The Portugal vs Croatia FIFA World Cup 2026 Round of 32 match saw VAR take centre stage with four disallowed goals. None was more controversial than the last. With the scoreline reading 2-1, Croatia were staring elimination in the face when Ivan Perisic whipped in a cross from the left flank. The ball ricocheted off the head of Portugal defender Renato Veiga and found its way to the back post, where Mario Pasalic squared it for the onrushing Josko Gvardiol to score.
But after a lengthy check, the goal was chalked off. VAR ruled that striker Igor Matanovic had touched the ball before it found Pasalic. The midfielder had not been offside from Perisic’s initial cross, but he was offside from Matanovic’s contact.
Even though video replays showed no discernible contact and no change in the trajectory of the crossed ball, VAR used data from the Connected Ball Technology sensors housed within the match ball to determine that there indeed had been contact. The result was a disallowed goal and a Croatian elimination from the World Cup.

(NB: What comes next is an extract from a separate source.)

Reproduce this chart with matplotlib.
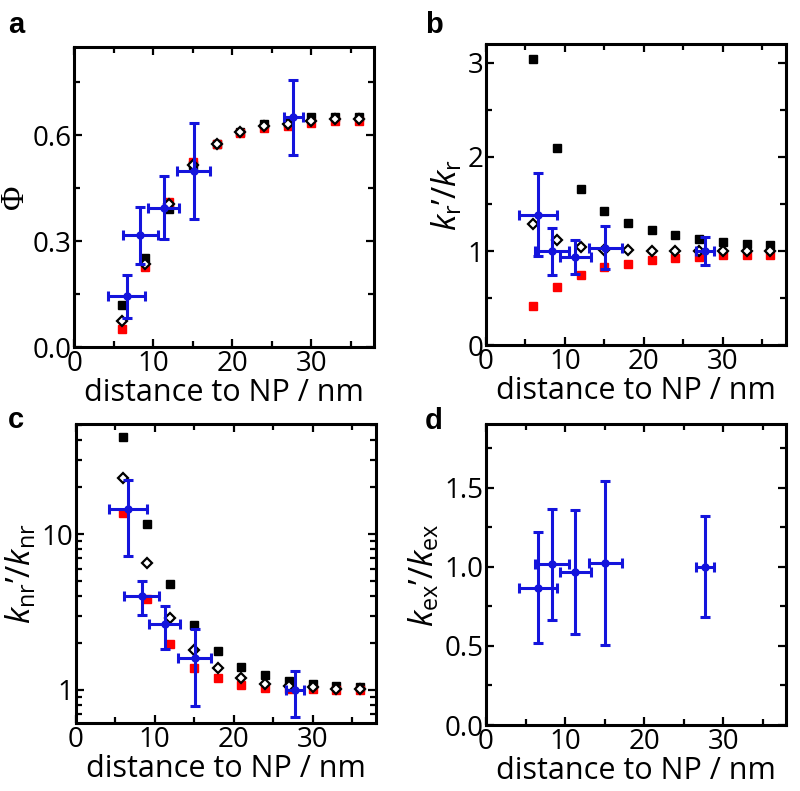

The technology has drawn comparisons to cricket’s “Snickometer” technology, which also discerns contact through audio when there is no conclusive video proof. But while Snicko uses audio from microphones, the VAR CBT uses data from “IMU sensors housed within the Trionda ball”, which are “displayed to viewers in the broadcast as a ‘heartbeat graphic’”, said FIFA via a statement on X.
This was the second instance of the “Snicko” technology being used by VAR in this tournament. Sweden’s Mattias Svenberg had a disallowed goal overturned after VAR determined a touch by Alexander Isak in the buildup had played him onside.
Ironically, the most notable instance of the CBT was at the FIFA World Cup in Qatar 2022, where a Cristiano Ronaldo-headed goal was awarded to Bruno Fernandes after a check revealed that the striker had not touched the midfielder’s goal-bound cross.
Croatia coach Zlatko Dalic was heavily critical of VAR for ‘killing the emotion’ of the sport.
“It’s not great when you concede a goal in added time, then you race and score in the last minute, and you think it’s a goal and VAR decides otherwise. It’s really difficult to handle; the players are having a hard time. Emotions have been literally killed, and all these decisions take the joy out of it. VAR can sometimes be of help, but it kills the emotion. It kills whatever is in you, and it’s not easy to deal with. Football should be fair, but we’ve gone too far with VAR.”
Dalic was also displeased with the refereeing, saying, “Nothing went our way, not a single foul, not a single decision, nothing was favourable for us.”
Portugal coach Roberto Martínez, though, said there could be no disputing the decision.
“The balls now have a chip in them, and it is clear why VAR intervened. All the decisions were correct today; the penalty [for Portugal] was clear. It’s a shame that one of the two teams had to lose, but there were no bad decisions or lucky calls. Today we were fortunate, and the technology helped.”